It seems like everyone defines crypto market-making slightly differently: ask 10 industry OGs & you will get 10 variations of a similar concept. While it may be difficult to pin down market-making, there is one definite characteristic that puts market makers in a unique position to benefit from the growth of the industry. The former CEO of Alameda Research Sam Trabucco added to the secrecy by tweeting about “market-making superpowers” - a hidden way to take on exposure to tokens of up-and-coming & ambitious projects, without directly deploying capital.

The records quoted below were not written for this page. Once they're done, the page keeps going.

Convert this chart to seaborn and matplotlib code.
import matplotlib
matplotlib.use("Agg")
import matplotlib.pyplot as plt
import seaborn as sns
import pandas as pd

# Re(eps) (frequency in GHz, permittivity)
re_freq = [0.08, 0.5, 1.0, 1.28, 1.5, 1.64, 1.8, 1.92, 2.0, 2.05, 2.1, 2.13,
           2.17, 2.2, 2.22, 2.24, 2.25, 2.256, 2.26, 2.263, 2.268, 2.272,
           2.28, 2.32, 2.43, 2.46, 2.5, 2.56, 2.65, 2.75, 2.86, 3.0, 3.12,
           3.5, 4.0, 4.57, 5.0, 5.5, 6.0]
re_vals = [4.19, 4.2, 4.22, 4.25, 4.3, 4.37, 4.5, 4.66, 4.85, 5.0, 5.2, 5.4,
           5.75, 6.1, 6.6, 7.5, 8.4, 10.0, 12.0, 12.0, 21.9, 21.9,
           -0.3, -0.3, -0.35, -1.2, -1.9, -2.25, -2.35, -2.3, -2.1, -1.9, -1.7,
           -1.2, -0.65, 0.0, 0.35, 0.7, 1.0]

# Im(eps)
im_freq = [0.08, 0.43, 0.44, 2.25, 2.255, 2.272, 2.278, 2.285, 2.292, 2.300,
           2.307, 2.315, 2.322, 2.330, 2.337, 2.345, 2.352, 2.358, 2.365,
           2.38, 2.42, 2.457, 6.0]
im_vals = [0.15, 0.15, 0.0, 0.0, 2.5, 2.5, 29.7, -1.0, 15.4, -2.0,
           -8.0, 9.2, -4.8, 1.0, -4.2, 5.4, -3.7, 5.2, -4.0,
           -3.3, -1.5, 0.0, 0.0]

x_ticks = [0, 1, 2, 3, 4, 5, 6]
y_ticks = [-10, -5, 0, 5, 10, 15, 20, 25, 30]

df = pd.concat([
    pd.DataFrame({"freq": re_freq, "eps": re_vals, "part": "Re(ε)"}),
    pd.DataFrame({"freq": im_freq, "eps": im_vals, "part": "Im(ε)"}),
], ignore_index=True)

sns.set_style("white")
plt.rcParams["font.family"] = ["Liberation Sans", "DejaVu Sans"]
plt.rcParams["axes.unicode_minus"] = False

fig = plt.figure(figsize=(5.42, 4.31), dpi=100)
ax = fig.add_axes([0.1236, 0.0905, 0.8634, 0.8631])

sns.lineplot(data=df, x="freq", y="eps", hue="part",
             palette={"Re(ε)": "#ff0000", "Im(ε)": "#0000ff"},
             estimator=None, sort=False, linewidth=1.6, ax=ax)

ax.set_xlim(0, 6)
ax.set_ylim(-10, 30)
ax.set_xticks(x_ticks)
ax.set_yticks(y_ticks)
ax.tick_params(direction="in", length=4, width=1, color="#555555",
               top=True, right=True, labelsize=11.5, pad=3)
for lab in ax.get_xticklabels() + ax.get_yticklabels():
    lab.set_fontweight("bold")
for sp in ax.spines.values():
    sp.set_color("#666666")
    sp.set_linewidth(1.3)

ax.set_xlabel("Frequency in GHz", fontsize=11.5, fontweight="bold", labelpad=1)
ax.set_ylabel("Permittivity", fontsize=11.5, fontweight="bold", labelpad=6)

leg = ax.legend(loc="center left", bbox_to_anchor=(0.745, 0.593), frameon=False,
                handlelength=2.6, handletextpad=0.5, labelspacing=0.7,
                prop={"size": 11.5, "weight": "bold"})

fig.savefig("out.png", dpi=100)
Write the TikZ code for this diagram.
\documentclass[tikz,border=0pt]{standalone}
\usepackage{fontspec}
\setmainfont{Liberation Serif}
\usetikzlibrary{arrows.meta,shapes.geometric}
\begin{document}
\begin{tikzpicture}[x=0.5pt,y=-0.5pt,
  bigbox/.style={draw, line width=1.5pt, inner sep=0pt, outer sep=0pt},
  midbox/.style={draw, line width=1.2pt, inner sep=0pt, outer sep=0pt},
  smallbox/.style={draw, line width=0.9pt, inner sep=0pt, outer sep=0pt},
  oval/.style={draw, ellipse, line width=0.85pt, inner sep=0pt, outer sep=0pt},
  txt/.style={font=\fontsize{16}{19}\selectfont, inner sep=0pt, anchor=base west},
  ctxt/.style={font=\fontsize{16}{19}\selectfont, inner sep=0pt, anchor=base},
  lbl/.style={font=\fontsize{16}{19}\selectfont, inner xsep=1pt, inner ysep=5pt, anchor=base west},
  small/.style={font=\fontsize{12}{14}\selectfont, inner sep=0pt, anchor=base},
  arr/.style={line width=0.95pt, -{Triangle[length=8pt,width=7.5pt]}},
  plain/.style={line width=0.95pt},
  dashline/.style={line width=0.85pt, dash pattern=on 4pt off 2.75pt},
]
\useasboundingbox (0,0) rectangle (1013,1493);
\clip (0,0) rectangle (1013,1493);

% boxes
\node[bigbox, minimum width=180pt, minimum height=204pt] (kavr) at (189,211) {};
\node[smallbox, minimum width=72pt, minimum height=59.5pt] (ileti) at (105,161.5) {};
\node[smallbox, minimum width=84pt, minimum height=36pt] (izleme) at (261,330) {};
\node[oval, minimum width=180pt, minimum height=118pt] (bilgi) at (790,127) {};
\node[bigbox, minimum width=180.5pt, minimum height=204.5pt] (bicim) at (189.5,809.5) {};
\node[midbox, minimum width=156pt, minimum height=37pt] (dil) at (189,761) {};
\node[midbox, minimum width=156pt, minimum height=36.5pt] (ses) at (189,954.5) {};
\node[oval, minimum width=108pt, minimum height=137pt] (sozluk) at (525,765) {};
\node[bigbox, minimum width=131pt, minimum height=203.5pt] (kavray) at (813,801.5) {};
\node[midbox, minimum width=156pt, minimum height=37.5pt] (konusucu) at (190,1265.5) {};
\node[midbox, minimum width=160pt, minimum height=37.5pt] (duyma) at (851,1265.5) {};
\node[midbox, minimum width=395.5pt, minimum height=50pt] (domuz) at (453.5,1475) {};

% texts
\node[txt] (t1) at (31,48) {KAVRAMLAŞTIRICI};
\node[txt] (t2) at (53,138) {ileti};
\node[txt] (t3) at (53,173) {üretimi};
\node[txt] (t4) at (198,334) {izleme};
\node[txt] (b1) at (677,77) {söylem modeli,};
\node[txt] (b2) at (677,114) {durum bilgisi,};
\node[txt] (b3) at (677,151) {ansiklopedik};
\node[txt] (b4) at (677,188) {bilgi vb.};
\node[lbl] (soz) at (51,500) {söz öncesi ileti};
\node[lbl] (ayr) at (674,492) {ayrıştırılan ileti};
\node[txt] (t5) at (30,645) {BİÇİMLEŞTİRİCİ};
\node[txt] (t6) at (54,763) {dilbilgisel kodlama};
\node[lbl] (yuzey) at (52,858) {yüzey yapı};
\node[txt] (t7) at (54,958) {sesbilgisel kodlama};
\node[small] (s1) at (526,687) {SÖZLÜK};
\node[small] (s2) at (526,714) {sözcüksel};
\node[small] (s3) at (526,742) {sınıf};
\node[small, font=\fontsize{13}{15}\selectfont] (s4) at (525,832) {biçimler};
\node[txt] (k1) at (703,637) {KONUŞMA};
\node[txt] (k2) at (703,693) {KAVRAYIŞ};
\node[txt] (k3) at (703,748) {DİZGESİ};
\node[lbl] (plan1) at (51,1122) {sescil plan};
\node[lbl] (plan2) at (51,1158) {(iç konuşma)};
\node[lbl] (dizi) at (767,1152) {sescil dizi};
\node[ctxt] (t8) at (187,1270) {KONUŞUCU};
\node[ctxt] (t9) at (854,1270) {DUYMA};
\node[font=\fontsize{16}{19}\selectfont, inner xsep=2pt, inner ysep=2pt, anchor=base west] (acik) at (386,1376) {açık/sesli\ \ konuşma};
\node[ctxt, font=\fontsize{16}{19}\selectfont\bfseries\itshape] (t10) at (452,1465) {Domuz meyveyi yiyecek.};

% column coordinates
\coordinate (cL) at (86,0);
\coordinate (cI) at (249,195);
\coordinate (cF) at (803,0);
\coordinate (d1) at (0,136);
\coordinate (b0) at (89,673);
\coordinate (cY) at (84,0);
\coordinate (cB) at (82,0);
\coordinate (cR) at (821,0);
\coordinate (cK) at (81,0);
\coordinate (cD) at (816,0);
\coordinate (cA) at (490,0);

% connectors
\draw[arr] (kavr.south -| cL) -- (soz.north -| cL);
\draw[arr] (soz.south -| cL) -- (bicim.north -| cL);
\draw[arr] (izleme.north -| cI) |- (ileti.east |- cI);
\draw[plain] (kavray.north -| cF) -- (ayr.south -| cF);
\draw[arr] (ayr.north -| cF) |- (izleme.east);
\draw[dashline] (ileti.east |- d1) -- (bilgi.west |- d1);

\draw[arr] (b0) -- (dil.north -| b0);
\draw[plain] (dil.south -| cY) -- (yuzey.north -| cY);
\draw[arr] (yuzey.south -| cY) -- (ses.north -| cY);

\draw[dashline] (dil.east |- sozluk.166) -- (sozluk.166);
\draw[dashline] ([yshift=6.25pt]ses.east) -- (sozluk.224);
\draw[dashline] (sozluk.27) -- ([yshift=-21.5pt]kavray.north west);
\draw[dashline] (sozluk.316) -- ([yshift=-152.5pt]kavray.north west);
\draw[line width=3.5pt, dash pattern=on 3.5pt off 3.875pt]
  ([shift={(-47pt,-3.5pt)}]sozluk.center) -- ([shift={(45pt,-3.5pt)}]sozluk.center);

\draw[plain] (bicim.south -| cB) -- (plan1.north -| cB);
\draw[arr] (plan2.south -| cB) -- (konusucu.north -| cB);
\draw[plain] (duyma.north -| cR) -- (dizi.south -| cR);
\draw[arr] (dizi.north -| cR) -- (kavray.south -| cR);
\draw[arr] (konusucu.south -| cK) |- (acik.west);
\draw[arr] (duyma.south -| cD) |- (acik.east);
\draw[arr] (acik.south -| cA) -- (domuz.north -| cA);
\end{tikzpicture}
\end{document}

The secret behind market-making superpowers is in the liquidity Service Level Agreements (SLAs) that are structured as loans of native tokens, with a cash repayment option. The market maker quotes a tight spread & deep orderbook and in return asks for a loan of the native tokens, but with an ability to repay it with stablecoins. As an example, a market maker would commit to provide liquidity and he would ask for a loan of tokens worth $1,000,000, with the option to repay the loan with USDT, instead of with native tokens.

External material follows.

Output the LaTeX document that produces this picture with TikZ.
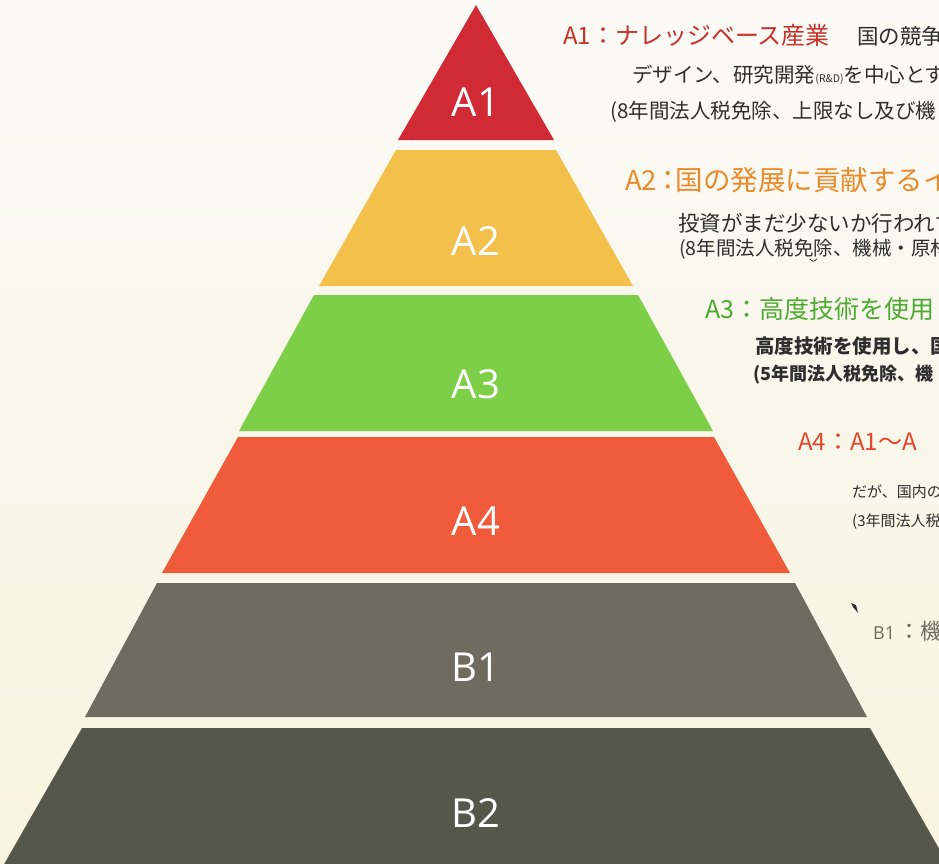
\documentclass[tikz,border=0pt]{standalone}
\usepackage{fontspec}
\setmainfont{Open Sans}
\newfontfamily\jp{Noto Sans CJK JP}
\usetikzlibrary{positioning}

\definecolor{bandAone}{HTML}{D02A34}
\definecolor{bandAtwo}{HTML}{F3C04B}
\definecolor{bandAthree}{HTML}{7DCF48}
\definecolor{bandAfour}{HTML}{EF5B3B}
\definecolor{bandBone}{HTML}{6F6B5F}
\definecolor{bandBtwo}{HTML}{56574B}
\definecolor{headAone}{HTML}{C8302A}
\definecolor{headAtwo}{HTML}{E98A2B}
\definecolor{headAthree}{HTML}{4BAA2F}
\definecolor{headAfour}{HTML}{E5432A}
\definecolor{bodytext}{HTML}{2E2E2E}
\definecolor{papertop}{HTML}{FBFAF6}
\definecolor{paperbot}{HTML}{F8F4DF}

\tikzset{
  bandlabel/.style={text=white, anchor=base, font=\fontsize{40}{40}\selectfont, inner sep=0pt},
  head/.style={anchor=base west, inner sep=0pt, font=\jp\fontsize{24}{24}\selectfont},
  body/.style={anchor=base west, inner sep=0pt, text=bodytext, font=\jp\fontsize{19.5}{20}\selectfont},
  smallbody/.style={anchor=base west, inner sep=0pt, text=bodytext, font=\jp\fontsize{15}{15}\selectfont}
}

\begin{document}
\begin{tikzpicture}[x=1pt,y=-1pt]
    % Paper
    \useasboundingbox (0,0) rectangle (939,864);
    \shade[top color=papertop, bottom color=paperbot] (0,0) rectangle (939,864);
    \clip (0,0) rectangle (939,864);

    % Pyramid bands: name / top y / bottom y / top half width / bottom half width / label baseline
    \foreach \name/\yt/\yb/\ht/\hb/\ym/\col in {A1/5/140/0/78/117/bandAone, A2/150/286/80/157/255/bandAtwo, A3/295/431/162/237/398/bandAthree, A4/437/573/238/314/535/bandAfour, B1/583/717/319/391/681/bandBone, B2/728/880/394/481/827/bandBtwo} {
      \fill[\col] ({476-\ht},\yt) -- ({476+\ht},\yt) -- ({476+\hb},\yb) -- ({476-\hb},\yb) -- cycle;
      \node[bandlabel] (lbl\name) at (476,\ym) {\name};
    }

    % A1 text
    \node[head, text=headAone] (headA1) at (563,45) {A1：ナレッジベース産業};
    \node[body, font=\jp\fontsize{21.5}{22}\selectfont] (bodyA1) at (857,45) {国の競争};
    \node[body, font=\jp\fontsize{20.5}{21}\selectfont] (bodyA1a) at (632,83) {デザイン、研究開発{\fontsize{10.5}{10.5}\selectfont(R\&D)}を中心とす};
    \node[body, font=\jp\fontsize{20.5}{21}\selectfont] (bodyA1b) at (610,118) {(8年間法人税免除、上限なし及び機};

    % A2 text
    \node[head, text=headAtwo, font=\jp\fontsize{27.5}{28}\selectfont] (headA2) at (625,190) {A2\hspace{-3pt}：\hspace{-6pt}国の発展に貢献するイ};
    \node[body, font=\jp\fontsize{21.5}{22}\selectfont] (bodyA2a) at (678,231) {投資がまだ少ないか行われず};
    \node[body] (bodyA2b) at (679,255) {(8年間法人税免除、機械・原材};
    \draw[bodytext, line width=0.8pt] (810,259) .. controls (813,262) .. (817,259);

    % A3 text
    \node[head, text=headAthree, font=\jp\fontsize{25}{25}\selectfont] (headA3) at (705,318) {A3：高度技術を使用};
    \node[body, font=\jp\bfseries\fontsize{19.5}{20}\selectfont] (bodyA3a) at (755,353) {高度技術を使用し、国};
    \node[body, font=\jp\bfseries\fontsize{18}{18}\selectfont] (bodyA3b) at (753,380) {(5年間法人税免除、機};

    % A4 text
    \node[head, text=headAfour] (headA4) at (798,450) {A4：A1〜A};
    \node[smallbody] (bodyA4a) at (852,497) {だが、国内の};
    \node[smallbody] (bodyA4b) at (852,526) {(3年間法人税};

    % B1 text
    \node[head, text=bandBone, font=\fontsize{18}{18}\selectfont] (headB1) at (873,639) {B1\,{\jp\fontsize{22}{22}\selectfont：機}};
    \fill[bodytext] (851,603) -- (856,605) -- (858,613) -- (853,607) -- cycle;
\end{tikzpicture}
\end{document}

The project creates tokens out of thin air, gives them to the market maker for liquidity services, does not actually pay with cash, and there’s even a possibility of getting “real” money from the market maker. Where is the Trojan horse in these beautifully structured SLAs?
My readers & projects’ CEOs might look suspiciously at the funny-looking loan structures; these SLAs are hiding an American Call Option that enables market makers to profit from the extreme upside & volatility of tokens.
The real market-making superpower the former CEO of Alameda Research was referring to, is not about blindly deploying capital into random tokens & meme coins - market makers don’t do that - but to have optionality on the rapid growth of the industry.
Just to say the obvious, these kinds of SLAs would never be allowed in the regulated world because market makers have a conflict of interest. They should provide liquidity in an undirectional manner, but the “rational” & unethical behavior would be to pump the token, exercise the American Call Option, dump in the open market (on retail traders) and make a killing.
Finally, it’s shocking to find out how much such SLAs cost the project, since they are giving an American Call Option to the market maker for free - in the above example of an SLA on tokens worth $1,000,000, the American Call Option is worth $400’000. Not a bad business for market makers!
Following the fiasco with FTX & Alameda Research, a lot of nonsense bordering science fiction has been pushed onto the public, mostly by people with no industry experience - my goal is to provide insights into how the industry operates and shed a light on the behind-the-scenes & secretive workings. More to come!